Both in his public speeches and in media interviews, Imran Khan leaves no doubt that the right decision for the Army is to reinvent him and let him return as Prime Minister with a ‘staged’ fresh ballot.

But it is Imran Khan’s prognosis of what is in store for Pakistan that has become hot a topic for animated discussion across the country even as it is creating nightmares for every Pakistani.

“If the right decision is not taken, Pakistan will lose its nuclear deterrence”, he cautions and declares like an astrologer, Peter Vidal that “If Pakistan is to lose its nuclear deterrent capability, it will be fragmented into three pieces”.

Balkanisation of Pakistan is thought that Pakistanis shudders even to entertain. And are unwilling to relive another 1971 – the year the Eastern Wing of the Country, East Pakistan, became Bangladesh – a sovereign, independent nation of Bengali speaking Pakistanis.

From the tribal belt of Khyber Pakhtunkhwa bordering Afghanistan to the land of naked poverty in Balochistan, on the borders with Iran, and perennially water deficit Sindh, which is at daggers’ drawn with the all-powerful Political Big Brother Punjab, Pakistan is home for fissiparous forces, insurgent groups and Islamist outfits determined to usher in the Caliphate.

Some of the Islamists are on the States’ payroll and act as the foot soldiers of the Army’s Intelligence for needling and bleeding India. Imran with his focus not going beyond his nose is giving wings to such forces.

While declaring that “Pakistan stands today on the cusp of a defining moment”, he is walking the extra mile to openly blackmail the Army with no concern whatsoever for the Institution and the country’s integrity. On the one hand, he concedes that many protestors in his Long March (May 25) were armed and on the other hand are clamouring for protection from the Judiciary for his next roadshow sometime in July.
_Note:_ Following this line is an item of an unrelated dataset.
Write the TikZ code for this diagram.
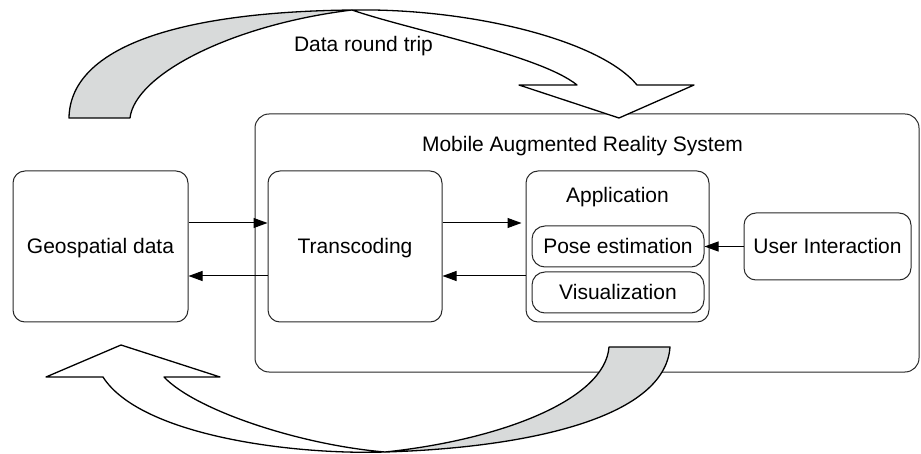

By declaring that the unfolding events are a ‘trial for the establishment’ and a ‘trial for the judiciary’, Imran Khan has declared a no holds barred war on the Pakistani state, which is in the grip of an unprecedented economic crisis, largely on account of his own mismanagement coupled with a subsidy spree for brownie points with an eye on the ballot.

Going by reports from ‘Ground Zero’, Khan’s narrative has stolen the initiative from Prime Minister Shehbaz Sharif, who has an excellent track record as an administrator and crisis manager.

With his theory that the US had conspired to dethrone him, Imran is cashing in on the anti-Americanism ingrained in the Pakistani psyche. And is swaying the youth with his rhetoric and the general public by lacing his speeches with the religious idiom.

Put simply, the Imranism or Imran doctrine of ‘Either Me or Deluge’ signals that in Pakistan which was carved out of British India 75 years ago as a home for the Muslims, religion, even if it is Islam, has no place when chips are down. Another death knell to the two-nation theory? If so what. It is Power Politics, Stupid!